Social media constitutes a source of information for the surveillance of various public health outcomes on a real-time basis such as influenza [9], but also foodborne illnesses [10], or heat alerts [19], which may allow investigation or action in case of alerts, for instance in the context of mass gathering setting [19]. The exploitation of these data needs specific approaches to define the outcomes of interest according to the information available [9], [10] and to extract the signal using various machine learning techniques [12]. Then, the approaches are evaluated by comparison with reference surveillance systems that are often weak gold-standards.
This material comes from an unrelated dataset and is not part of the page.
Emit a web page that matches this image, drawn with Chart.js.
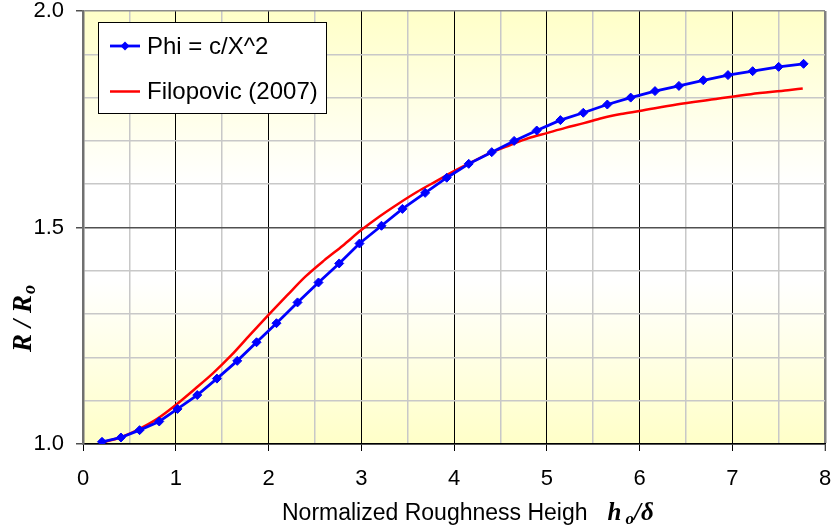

The metrics used for these comparisons are usually correlation coefficients [4], [9], [12], [13]. Other metrics such as sensitivity, specificity or accuracy, precision, and recall could be advantageously used in this context to provide a better evaluation of the validity of the surveillance tools [8].
In conclusion, although fantastic opportunities are expected from these new information sources, a lot of work should be done to exploit and validate them.